By the way, if you have semolina at home, it could work as a busting ingredient to help you achieve your non-stick goals!

7. Don’t Use Anything

Fresh Batch Of Cookies Coming Out Of The Oven

You won’t need to use parchment paper or some cookie recipes, so a replacement isn’t necessary. For instance, some cookie recipes often direct you to avoid greasing the baking sheet.

Besides cookies, this also holds for baked goods such as sponge cake and angel food cake. These cakes need to adhere to a pan’s sides during baking. Greasing the pan will prevent them from rising on each side.

Therefore, carefully review your recipes before baking to note the requirements for greasing a pan or using parchment paper. 

In most instances, it’s important to prevent sticking. However, as you can see, there are exceptions to the rule.

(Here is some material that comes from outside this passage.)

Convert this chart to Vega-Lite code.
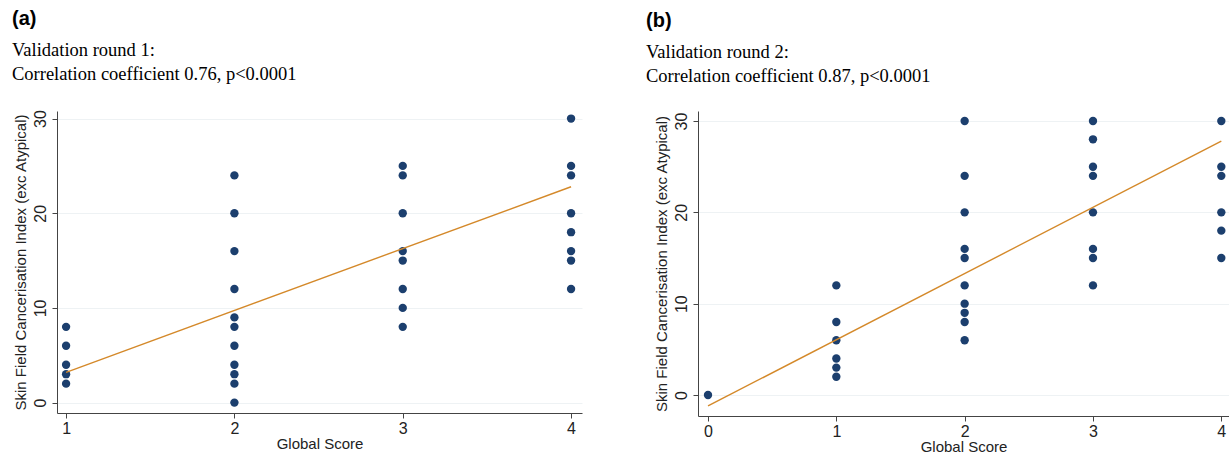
{
  "$schema": "https://vega.github.io/schema/vega-lite/v6.json",
  "background": "white",
  "padding": {"left": 12, "top": 9, "right": 0, "bottom": 0},
  "spacing": 64,
  "config": {
    "view": {"stroke": null, "fill": "white"},
    "axis": {
      "labelFont": "Liberation Sans", "labelFontSize": 16, "labelColor": "#222",
      "titleFont": "Liberation Sans", "titleFontSize": 15, "titleFontWeight": "normal", "titleColor": "#222",
      "domainColor": "#444", "tickColor": "#444", "tickSize": 5,
      "gridColor": "#eef2f4", "gridWidth": 1
    },
    "title": {
      "anchor": "start", "font": "Liberation Sans", "fontSize": 20, "fontWeight": "bold", "color": "black",
      "subtitleFont": "Liberation Serif", "subtitleFontSize": 18.5, "subtitleColor": "black",
      "subtitlePadding": 12, "subtitleLineHeight": 24, "offset": 26
    }
  },
  "datasets": {
    "pointsA": [
      {"score": 1, "index": 8}, {"score": 1, "index": 6}, {"score": 1, "index": 4}, {"score": 1, "index": 3}, {"score": 1, "index": 2},
      {"score": 2, "index": 24}, {"score": 2, "index": 20}, {"score": 2, "index": 16}, {"score": 2, "index": 12}, {"score": 2, "index": 9}, {"score": 2, "index": 8}, {"score": 2, "index": 6}, {"score": 2, "index": 4}, {"score": 2, "index": 3}, {"score": 2, "index": 2}, {"score": 2, "index": 0},
      {"score": 3, "index": 25}, {"score": 3, "index": 24}, {"score": 3, "index": 20}, {"score": 3, "index": 16}, {"score": 3, "index": 15}, {"score": 3, "index": 12}, {"score": 3, "index": 10}, {"score": 3, "index": 8},
      {"score": 4, "index": 30}, {"score": 4, "index": 25}, {"score": 4, "index": 24}, {"score": 4, "index": 20}, {"score": 4, "index": 18}, {"score": 4, "index": 16}, {"score": 4, "index": 15}, {"score": 4, "index": 12}
    ],
    "fitA": [{"score": 1, "index": 3.2}, {"score": 4, "index": 22.8}],
    "pointsB": [
      {"score": 0, "index": 0},
      {"score": 1, "index": 12}, {"score": 1, "index": 8}, {"score": 1, "index": 6}, {"score": 1, "index": 4}, {"score": 1, "index": 3}, {"score": 1, "index": 2},
      {"score": 2, "index": 30}, {"score": 2, "index": 24}, {"score": 2, "index": 20}, {"score": 2, "index": 16}, {"score": 2, "index": 15}, {"score": 2, "index": 12}, {"score": 2, "index": 10}, {"score": 2, "index": 9}, {"score": 2, "index": 8}, {"score": 2, "index": 6},
      {"score": 3, "index": 30}, {"score": 3, "index": 28}, {"score": 3, "index": 25}, {"score": 3, "index": 24}, {"score": 3, "index": 20}, {"score": 3, "index": 16}, {"score": 3, "index": 15}, {"score": 3, "index": 12},
      {"score": 4, "index": 30}, {"score": 4, "index": 25}, {"score": 4, "index": 24}, {"score": 4, "index": 20}, {"score": 4, "index": 18}, {"score": 4, "index": 15}
    ],
    "fitB": [{"score": 0, "index": -1.2}, {"score": 4, "index": 27.8}]
  },
  "hconcat": [
    {
      "width": 525, "height": 302,
      "title": {"text": "(a)", "subtitle": ["Validation round 1:", "Correlation coefficient 0.76, p<0.0001"], "dx": -1},
      "layer": [
        {
          "data": {"name": "pointsA"},
          "mark": {"type": "circle", "size": 70, "opacity": 1, "color": "#1c3f6e"},
          "encoding": {
            "x": {"field": "score", "type": "quantitative", "scale": {"domain": [0.946, 4.065], "nice": false, "zero": false},
                  "axis": {"values": [1, 2, 3, 4], "format": "d", "grid": false, "title": "Global Score", "labelPadding": 2, "titlePadding": 0}},
            "y": {"field": "index", "type": "quantitative", "scale": {"domain": [-1.1, 30.8], "nice": false, "zero": false},
                  "axis": {"values": [0, 10, 20, 30], "format": "d", "grid": true, "labelAngle": -90, "labelAlign": "center", "labelBaseline": "bottom", "labelPadding": 4, "title": "Skin Field Cancerisation Index (exc Atypical)", "titlePadding": 4}}
          }
        },
        {
          "data": {"name": "fitA"},
          "mark": {"type": "line", "color": "#d4892a", "strokeWidth": 1.4},
          "encoding": {
            "x": {"field": "score", "type": "quantitative"},
            "y": {"field": "index", "type": "quantitative"}
          }
        }
      ]
    },
    {
      "width": 531, "height": 305,
      "title": {"text": "(b)", "subtitle": ["Validation round 2:", "Correlation coefficient 0.87, p<0.0001"], "dx": -8},
      "layer": [
        {
          "data": {"name": "pointsB"},
          "mark": {"type": "circle", "size": 70, "opacity": 1, "color": "#1c3f6e"},
          "encoding": {
            "x": {"field": "score", "type": "quantitative", "scale": {"domain": [-0.078, 4.06], "nice": false, "zero": false},
                  "axis": {"values": [0, 1, 2, 3, 4], "format": "d", "grid": false, "title": "Global Score", "labelPadding": 2, "titlePadding": 0}},
            "y": {"field": "index", "type": "quantitative", "scale": {"domain": [-2.3, 31.1], "nice": false, "zero": false},
                  "axis": {"values": [0, 10, 20, 30], "format": "d", "grid": true, "labelAngle": -90, "labelAlign": "center", "labelBaseline": "bottom", "labelPadding": 4, "title": "Skin Field Cancerisation Index (exc Atypical)", "titlePadding": 4}}
          }
        },
        {
          "data": {"name": "fitB"},
          "mark": {"type": "line", "color": "#d4892a", "strokeWidth": 1.4},
          "encoding": {
            "x": {"field": "score", "type": "quantitative"},
            "y": {"field": "index", "type": "quantitative"}
          }
        }
      ]
    }
  ]
}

Frequently Asked Questions

Now that you know what to do when you don’t have parchment paper around, it’s time to take a look at some common questions regarding this topic:

  • Is it better to bake cookies on parchment paper?

In a way, yes. Baking cookies using parchment paper can truly help the cookies cook evenly without one part sticking to the pan and burning up. It’ll also help make the cleaning process easier for you.

  • Do I need to adjust the baking time if I’m not using parchment paper?

Not at all! Using a parchment sheet won’t affect the baking time. The main elements that can affect your baking time are the oven’s temperature, tray material, and ingredients.

  • Can I use wax paper instead of parchment paper for baking cookies?

Never ever use wax paper instead of parchment paper when baking! You can use wax paper to store ingredients, roll dough, or do any task that doesn’t require heat. 

This is mainly because wax paper isn’t heat-resistant. Hence, you can’t even put it in the oven, or you’ll risk melting the wax and causing a fire.

Final Thoughts

While parchment paper is a vital tool in many cookie recipes, you can still make do without it. You can use flour, aluminum foil, silicon mats and pans, and even nothing at all!

The key solution to avoid wondering how to bake cookies without parchment paper in the first place is taking inventory. Always check to see what you have in your cupboards before starting a cookie—or any—recipe. Happy baking!